Skip to content

naive_speculate.speculate.drafter

Define Drafter class, implementing token drafting functionality.

DraftOut

Bases: NamedTuple

Output of Drafter.draft method.

Attributes:

Name Type Description
token_ids Tensor

The token ids of the drafted tokens. Shape [batch_size, num_drafted_tokens].

token_logits Tensor

The logits used to sample the drafted tokens. Shape [batch_size, num_drafted_tokens, vocab_size].

Drafter

Drafter is able to generate draft tokens given query tokens and KV cache.

Drafter delegates token drafting to an Inferencer instance.

In the context of speculative decoding, a drafter generates draft tokens that are later verified by a more accurate model (the verifier). Typically, the drafter is a smaller but faster model than the verifier.

Attributes:

Name Type Description
inferencer Inferencer

The inferencer used for drafting tokens.

draft(query_token_ids, kv_cache, num_draft_tokens, sample_strategy)

Generate candidate tokens given query tokens and KV cache.

kv_cache will be updated internally as a side effect of this method.

Return DraftOut, which includes: - token_ids: the generated draft token ids, of shape [batch_size, num_drafted_tokens], where num_drafted_tokens <= num_draft_tokens, because the generation may stop early if the end-of-sequence token is generated. - token_logits: the logits used to sample the drafted token, of shape [batch_size, num_drafted_tokens, vocab_size].

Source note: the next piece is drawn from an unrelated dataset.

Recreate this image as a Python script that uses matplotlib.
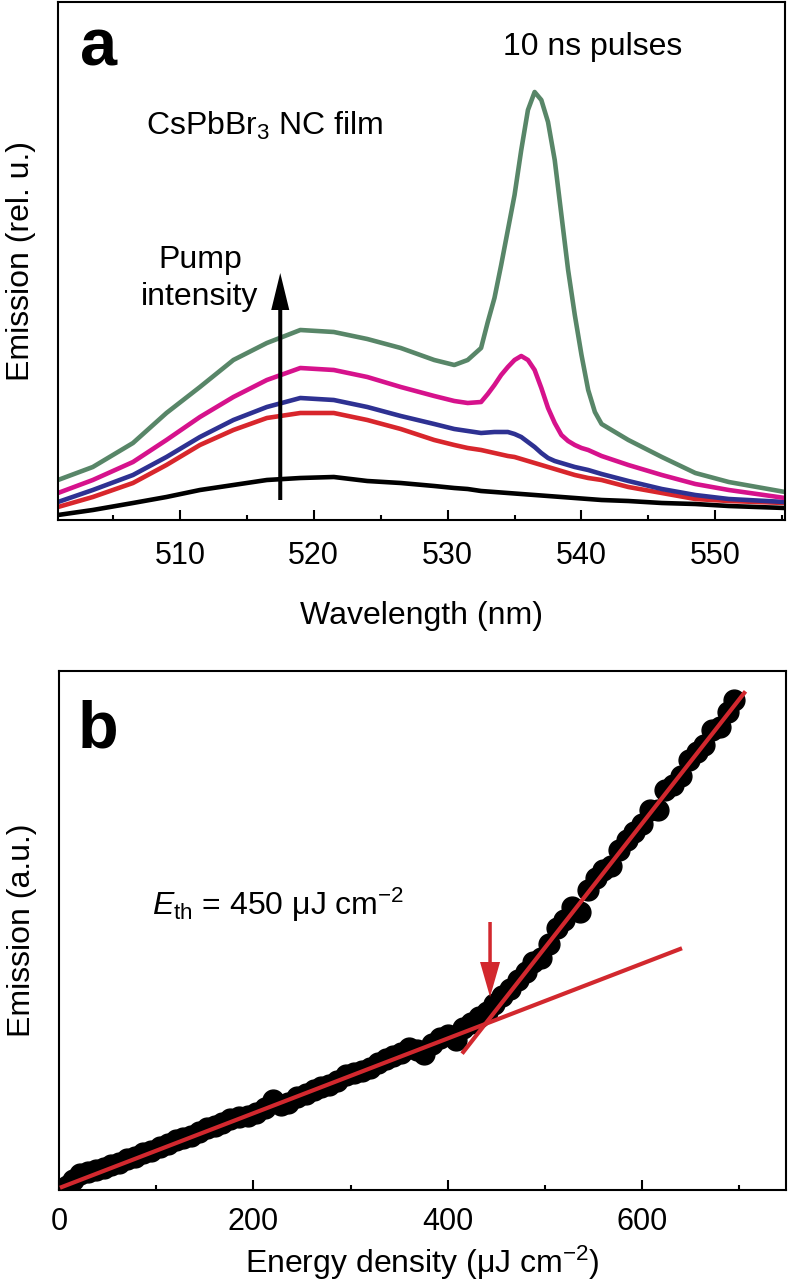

num_query_tokens := query_token_ids.shape[1] is expected to be positive. num_draft_tokens is expected to be positive.

Parameters:

Name Type Description Default
query_token_ids Tensor

Query tokens of shape [batch_size, num_query_tokens].

required
kv_cache KVCache

Key and value tensors of past tokens.

required
num_draft_tokens int

Limit on the number of tokens to draft, should be positive.

required
sample_strategy SampleStrategy

The sampling strategy to use during generation.

required

Returns:

Name Type Description
DraftOut DraftOut

A named tuple containing: - token_ids (torch.Tensor): The generated draft token ids. - token_logits (torch.Tensor): The logits for the drafted tokens.